溶接構造物で脆性破壊が発生すると,溶接残留応力と靭性分布の影響を受けてき裂の伝播状況は複雑に変化する.溶接部における脆性き裂の伝播経路を予測することは,脆性き裂伝播防止の観点からも極めて重要である.
当研究室では,靭性分布を有する溶接部に負荷応力と溶接残留応力が重畳した応力場が作用する場合の脆性き裂伝播経路を予測する二次元モデルを開発し,船体構造を模擬した溶接部におけるき裂伝播経路を計算し,脆性き裂を母材に突入させて停止させるのに必要な溶接継手の間隔を決定した.その結果は脆性き裂アレスト設計手法に反映されている.

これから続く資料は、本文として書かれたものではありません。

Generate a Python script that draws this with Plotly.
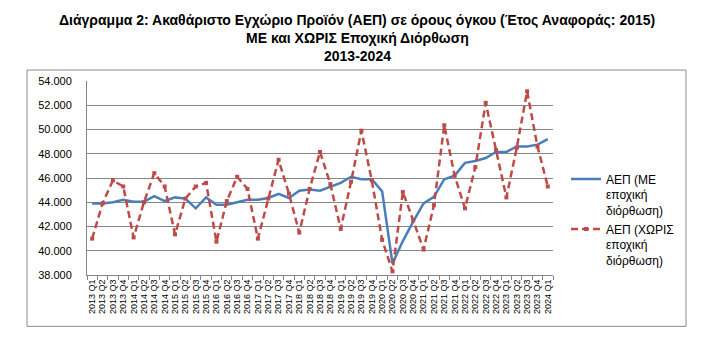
import plotly.graph_objects as go

years = list(range(2013, 2025))
quarters = ["Q1", "Q2", "Q3", "Q4"]
categories = [f"{y} {q}" for y in years for q in quarters][:45]

gdp_sa = [43900, 43900, 44000, 44200, 44050, 44050, 44500, 44100, 44400, 44300,
          43500, 44400, 43800, 43800, 44000, 44200, 44200, 44350, 44700, 44350,
          44950, 45050, 44950, 45300, 45600, 46100, 45900, 45900, 44900, 38950,
          40800, 42400, 43900, 44450, 45900, 46200, 47250, 47400, 47650, 48150,
          48150, 48600, 48600, 48750, 49200]

gdp_nsa = [41000, 43900, 45800, 45300, 41100, 44000, 46400, 45300, 41350, 44300,
           45300, 45600, 40750, 44100, 46100, 45100, 41000, 44300, 47500, 44700,
           41500, 45100, 48150, 45500, 41800, 45700, 49900, 45800, 40900, 38300,
           44850, 42500, 40100, 43750, 50350, 46200, 43500, 46900, 52200, 48300,
           44400, 48500, 53150, 48600, 45300]

name_sa = "ΑΕΠ (ΜΕ<br>εποχική<br>διόρθωση)"
name_nsa = "ΑΕΠ (ΧΩΡΙΣ<br>εποχική<br>διόρθωση)"
title_lines = [
    "Διάγραμμα 2: Ακαθάριστο Εγχώριο Προϊόν (ΑΕΠ) σε όρους όγκου (Έτος Αναφοράς: 2015)",
    "ΜΕ και ΧΩΡΙΣ Εποχική Διόρθωση",
    "2013-2024",
]

fig = go.Figure()
fig.add_trace(go.Scatter(
    x=categories, y=gdp_sa, name=name_sa, mode="lines",
    line=dict(color="#4A7EBB", width=2.5)))
fig.add_trace(go.Scatter(
    x=categories, y=gdp_nsa, name=name_nsa, mode="lines+markers",
    line=dict(color="#BE4B48", width=2.5, dash="7px,4px"),
    marker=dict(symbol="square", size=4, color="#BE4B48")))

# page body has an 8px default margin, so the figure is drawn 8px smaller
OFF = 8
W, H = 709 - OFF, 356 - OFF
L, T = 87 - OFF, 81 - OFF
R = W - (553 - OFF)
B = H - (275.5 - OFF)
pw, ph = W - L - R, H - T - B

def px(x):
    return (x - OFF - L) / pw

def py(y):
    return (H - B - (y - OFF)) / ph

fig.add_shape(type="rect", xref="paper", yref="paper",
              x0=px(27), x1=px(686), y0=py(327), y1=py(70),
              line=dict(color="#8c8c8c", width=1), layer="below")

for text, yc in zip(title_lines, [20, 38, 56]):
    fig.add_annotation(text=f"<b>{text}</b>", xref="paper", yref="paper",
                       x=px(357), y=py(yc), xanchor="center", yanchor="middle",
                       showarrow=False, font=dict(size=14, color="#000000"))

fig.update_layout(
    width=W, height=H,
    margin=dict(l=L, r=R, t=T, b=B, autoexpand=False),
    paper_bgcolor="white", plot_bgcolor="white",
    separators=",.",
    font=dict(family="Liberation Sans, Arial, sans-serif", color="#000000"),
    showlegend=True,
    legend=dict(x=px(566), y=py(165), xanchor="left", yanchor="top",
                valign="top", font=dict(size=12, color="#000000"),
                bgcolor="rgba(255,255,255,0)", tracegroupgap=4,
                itemwidth=30),
)
fig.update_xaxes(
    type="category", tickangle=-90, tickfont=dict(size=9, color="#000000"),
    tickmode="linear", dtick=1, tick0=0,
    showgrid=False, showline=True, linecolor="#868686", linewidth=1,
    ticks="outside", tickson="boundaries", ticklen=4, tickcolor="#868686",
    range=[-0.5, 44.5], fixedrange=True, automargin=False)
fig.update_yaxes(
    range=[38000, 54000], dtick=2000, tick0=38000, tickformat=",.0f",
    tickfont=dict(size=11, color="#000000"),
    showgrid=True, gridcolor="#868686", gridwidth=1,
    showline=True, linecolor="#868686", linewidth=1,
    ticks="", ticklabelstandoff=12, zeroline=False, automargin=False)

fig.write_html("out.html")
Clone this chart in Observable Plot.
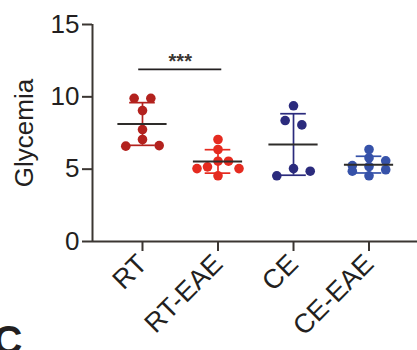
<!DOCTYPE html>
<html>
<head>
<meta charset="utf-8">
<script src="https://cdn.jsdelivr.net/npm/d3@7"></script>
<script src="https://cdn.jsdelivr.net/npm/@observablehq/plot@0.6"></script>
<style>
  html, body { margin: 0; padding: 0; background: #fff; }
  #chart { width: 417px; height: 350px; overflow: hidden; }
</style>
</head>
<body>
<div id="chart"></div>
<script>
// ---- data ----
const groups = ["RT", "RT-EAE", "CE", "CE-EAE"];
const rtValues = [9.9, 9.9, 9.05, 7.74, 7.05, 6.63, 6.59];
const rtEaeValues = [7.05, 6.36, 5.55, 5.55, 5.16, 5.04, 5.04, 4.54];
const ceValues = [9.38, 8.36, 8.06, 5.04, 4.86, 4.54];
const ceEaeValues = [6.36, 5.78, 5.58, 5.25, 5.18, 4.96, 4.86, 4.54];
const groupColors = ["#b3221e", "#e52b20", "#2b2b7d", "#3652a9"];
const yTicks = [0, 5, 10, 15];
const yLabel = "Glycemia";
const sigFrom = ["RT"];
const sigTo = ["RT-EAE"];
const sigLevel = [11.9];
const sigLabel = ["***"];
const panelLetter = "C";

// ---- build tables ----
const seriesValues = [rtValues, rtEaeValues, ceValues, ceEaeValues];
const pxPerGroup = 75.5;

// scatter layout: group near-equal values into rows, spread each row symmetrically
function scatterOffsets(vals) {
  const idx = vals.map((v, i) => ({v, i})).sort((a, b) => b.v - a.v);
  const offs = new Array(vals.length).fill(0);
  let rows = [], cur = [];
  for (const p of idx) {
    if (cur.length && cur[0].v - p.v >= 0.55) { rows.push(cur); cur = []; }
    cur.push(p);
  }
  if (cur.length) rows.push(cur);
  for (const row of rows) {
    const n = row.length;
    const s = n > 1 ? Math.min(16.7, 42 / (n - 1)) : 0;
    const slots = [];
    if (n % 2) { slots.push(0); for (let k = 1; slots.length < n; k++) { slots.push(k); if (slots.length < n) slots.push(-k); } }
    else { for (let k = 0.5; slots.length < n; k++) { slots.push(-k); if (slots.length < n) slots.push(k); } }
    row.forEach((p, j) => offs[p.i] = slots[j] * s / pxPerGroup);
  }
  return offs;
}

const points = [];
const stats = [];
groups.forEach((g, gi) => {
  const vals = seriesValues[gi];
  const offs = scatterOffsets(vals);
  vals.forEach((v, i) => points.push({group: g, gi, value: v, off: offs[i]}));
  const m = d3.mean(vals), sd = d3.deviation(vals);
  stats.push({group: g, gi, mean: m, lo: m - sd, hi: m + sd});
});
const sig = sigFrom.map((f, i) => ({a: groups.indexOf(f), b: groups.indexOf(sigTo[i]), y: sigLevel[i], label: sigLabel[i]}));

const axisColor = "#3b3632";
const textColor = "#231f20";
const meanHalf = 24.6 / pxPerGroup;
const capHalf = 12.8 / pxPerGroup;

const plot = Plot.plot({
  width: 417,
  height: 350,
  marginLeft: 92,
  marginRight: 0,
  marginTop: 24,
  marginBottom: 109,
  style: {fontFamily: "'Liberation Sans', Arial, sans-serif", fontSize: "26px", color: textColor, background: "#fff", overflow: "visible"},
  x: {domain: [-0.662, 3.642]},
  y: {domain: [0, 15]},
  color: {domain: groups, range: groupColors},
  marks: [
    Plot.ruleY([0], {stroke: axisColor, strokeWidth: 2}),
    Plot.ruleX([-0.662], {y1: 0, y2: 15, stroke: axisColor, strokeWidth: 2}),
    Plot.axisY({ticks: yTicks, tickSize: 10, tickPadding: 3, fontSize: 26, label: null, stroke: axisColor, strokeWidth: 2, color: textColor}),
    Plot.axisX({ticks: [0, 1, 2, 3], tickFormat: i => groups[i], tickRotate: -45, tickSize: 10, tickPadding: 8, fontSize: 27, label: null, stroke: axisColor, strokeWidth: 2}),
    Plot.text([yLabel], {frameAnchor: "left", dx: -68, rotate: -90, fontSize: 26, textAnchor: "middle", lineAnchor: "middle", fill: textColor}),
    Plot.dot(points, {x: d => d.gi + d.off, y: "value", r: 4.8, fill: "group", stroke: "none"}),
    Plot.ruleX(stats, {x: "gi", y1: "lo", y2: "hi", stroke: "group", strokeWidth: 1.7}),
    Plot.ruleY(stats, {y: "hi", x1: d => d.gi - capHalf, x2: d => d.gi + capHalf, stroke: "group", strokeWidth: 1.7}),
    Plot.ruleY(stats, {y: "lo", x1: d => d.gi - capHalf, x2: d => d.gi + capHalf, stroke: "group", strokeWidth: 1.7}),
    Plot.ruleY(stats, {y: "mean", x1: d => d.gi - meanHalf, x2: d => d.gi + meanHalf, stroke: "#2e2c2a", strokeWidth: 2}),
    Plot.ruleY(sig, {y: "y", x1: d => d.a - 0.05, x2: d => d.b + 0.05, stroke: textColor, strokeWidth: 1.8}),
    Plot.text(sig, {x: d => (d.a + d.b) / 2, y: "y", text: "label", dy: -1, fontSize: 20, fontWeight: "bold", fill: "#3a3633", lineAnchor: "bottom"})
  ]
});

d3.select(plot).append("text")
  .attr("x", 8).attr("y", 354)
  .attr("font-size", 40).attr("font-weight", "bold")
  .attr("fill", textColor)
  .attr("font-family", "'Liberation Sans', Arial, sans-serif")
  .text(panelLetter);

document.getElementById("chart").appendChild(plot);
</script>
</body>
</html>
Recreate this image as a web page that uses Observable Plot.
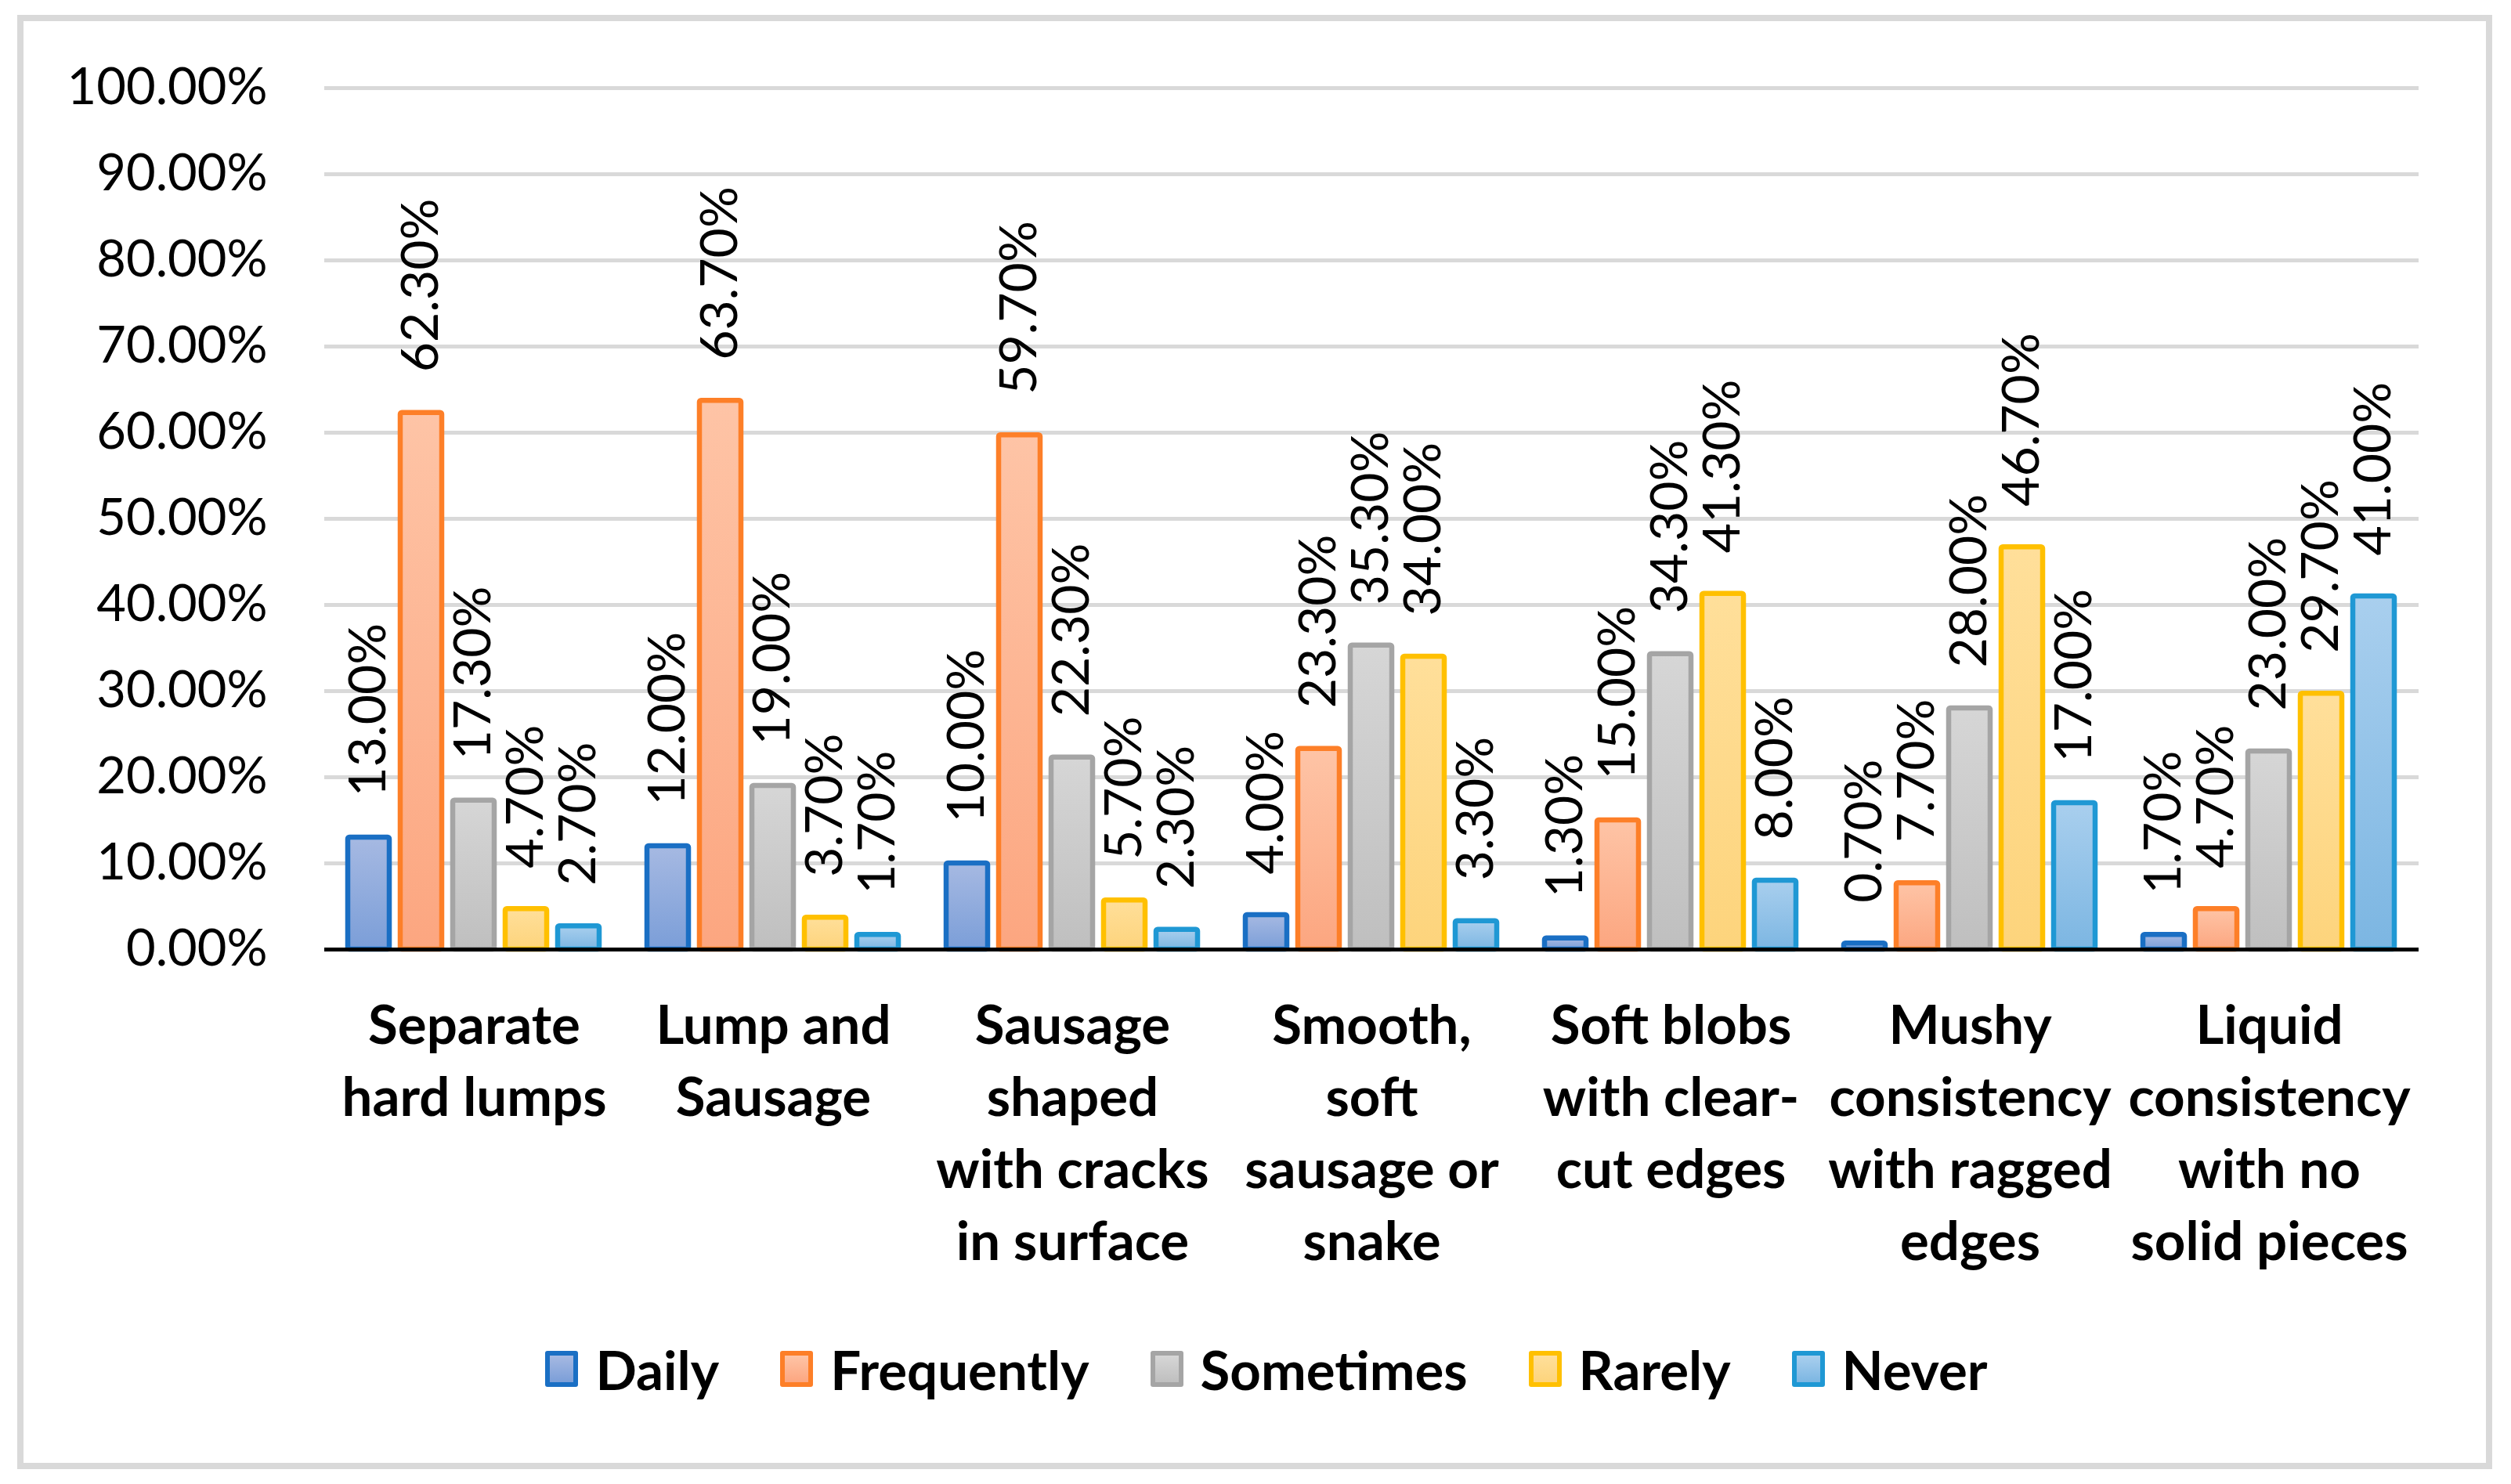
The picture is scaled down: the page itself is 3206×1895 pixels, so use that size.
<!DOCTYPE html>
<html><head><meta charset="utf-8">
<script src="https://cdn.jsdelivr.net/npm/d3@7"></script>
<script src="https://cdn.jsdelivr.net/npm/@observablehq/plot@0.6"></script>
<style>
html,body{margin:0;padding:0;background:#fff;width:3206px;height:1895px;overflow:hidden;font-family:Lato,sans-serif;}
#chart{position:absolute;left:0;top:0;}
#frame{position:absolute;left:22px;top:19px;width:3160px;height:1857px;box-sizing:border-box;border:8px solid #d9d9d9;pointer-events:none;}
#legend{position:absolute;left:14px;width:3206px;top:1720px;height:56px;display:flex;justify-content:center;align-items:center;gap:78px;font-weight:700;font-size:69px;line-height:1;color:#000;}
.item{display:flex;align-items:center;gap:22px;}
.sw{width:42px;height:46px;box-sizing:border-box;border:6px solid;border-radius:3px;}
</style></head><body>
<div id="chart"></div><div id="legend"></div><div id="frame"></div>
<script>
const categories = ["Separate hard lumps","Lump and Sausage","Sausage shaped with cracks in surface","Smooth, soft sausage or snake","Soft blobs with clear-cut edges","Mushy consistency with ragged edges","Liquid consistency with no solid pieces"];
const categoryLabels = ["Separate\nhard lumps","Lump and\nSausage","Sausage\nshaped\nwith cracks\nin surface","Smooth,\nsoft\nsausage or\nsnake","Soft blobs\nwith clear-\ncut edges","Mushy\nconsistency\nwith ragged\nedges","Liquid\nconsistency\nwith no\nsolid pieces"];
const series = ["Daily","Frequently","Sometimes","Rarely","Never"];
const daily      = [13.0, 12.0, 10.0,  4.0,  1.3,  0.7,  1.7];
const frequently = [62.3, 63.7, 59.7, 23.3, 15.0,  7.7,  4.7];
const sometimes  = [17.3, 19.0, 22.3, 35.3, 34.3, 28.0, 23.0];
const rarely     = [ 4.7,  3.7,  5.7, 34.0, 41.3, 46.7, 29.7];
const never      = [ 2.7,  1.7,  2.3,  3.3,  8.0, 17.0, 41.0];
const yTicks = [0,10,20,30,40,50,60,70,80,90,100];

const values = [daily, frequently, sometimes, rarely, never];
const strokes = ["#1a6fc4", "#fd7f28", "#a5a5a5", "#ffc000", "#1f98d4"];
const gradTop = ["#a6b9e2", "#fec4a6", "#d6d6d6", "#ffdf9a", "#a9cfee"];
const gradBot = ["#7b9ed8", "#fca680", "#bfbfbf", "#fdd47c", "#7cb6e2"];

const rows = series.map((s, i) => categories.map((c, j) => ({category: c, series: s, value: values[i][j]})));

const marks = [
  Plot.gridY(yTicks, {stroke: "#d9d9d9", strokeWidth: 5, strokeOpacity: 1}),
];
series.forEach((s, i) => {
  marks.push(Plot.barY(rows[i], {fx: "category", x: "series", y: "value", fill: `url(#grad${i})`, stroke: strokes[i], strokeWidth: 6.5, rx: 2}));
});
marks.push(Plot.ruleY([0], {stroke: "#000", strokeWidth: 5}));
series.forEach((s, i) => {
  marks.push(Plot.text(rows[i], {fx: "category", x: "series", y: "value", text: d => d.value.toFixed(2) + "%", rotate: -90, textAnchor: "start", lineAnchor: "middle", dy: -52, fontSize: 66, fill: "#000"}));
});
marks.push(Plot.text(categories, {fx: d => d, text: (d, i) => categoryLabels[i], frameAnchor: "bottom", lineAnchor: "top", dy: 55, fontSize: 69, fontWeight: 700, lineHeight: 1.335, fill: "#000"}));

const chart = Plot.plot({
  width: 3206,
  height: 1640,
  marginLeft: 413,
  marginRight: 118,
  marginTop: 112,
  marginBottom: 428,
  style: {fontFamily: "Lato, sans-serif", fontSize: "65px", background: "transparent", color: "#000", overflow: "visible"},
  fx: {domain: categories, padding: 0, axis: null, label: null},
  x: {domain: series, paddingInner: 0.206, paddingOuter: 0.437, axis: null, label: null},
  y: {domain: [0, 100], ticks: yTicks, tickFormat: d => d.toFixed(2) + "%", tickSize: 0, tickPadding: 73, label: null},
  marks
});

const defs = series.map((s, i) => `<linearGradient id="grad${i}" x1="0" y1="0" x2="0" y2="1"><stop offset="0" stop-color="${gradTop[i]}"/><stop offset="1" stop-color="${gradBot[i]}"/></linearGradient>`).join("");
chart.insertAdjacentHTML("afterbegin", `<defs>${defs}</defs>`);
document.getElementById("chart").appendChild(chart);

const legend = document.getElementById("legend");
series.forEach((s, i) => {
  const item = document.createElement("div");
  item.className = "item";
  const sw = document.createElement("div");
  sw.className = "sw";
  sw.style.borderColor = strokes[i];
  sw.style.background = `linear-gradient(${gradTop[i]}, ${gradBot[i]})`;
  const t = document.createElement("span");
  t.textContent = s;
  item.appendChild(sw);
  item.appendChild(t);
  legend.appendChild(item);
});
</script>
</body></html>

さらに研究を進めて,三次元モデルを開発し,溶接部の複雑な靭性分布を考慮できるようにした.Fig.1はエレクトロガス溶接継手において,母材,熱影響部(HAZ),溶接金属(WM)にかけた靭性分布を実験から求めたもので,本モデルに使用した.Fig.2は三次元モデルによる計算結果の例である.溶接ボンド部から発生した脆性き裂がき裂に対して傾斜したボンド部に沿って伝播し,HAZとWMでき裂が取り残されている様子が実験とよく一致していることがわかる.Fig.3は溶接残留応力のレベルを変化させた場合のき裂伝播経路を示している.残留応力が大きいと,き裂は溶接ボンド部から逸れて母材中を伝播する様子がわかる.
本モデルをさらに改良して実際の溶接構造部材の評価などに適用することを考えている.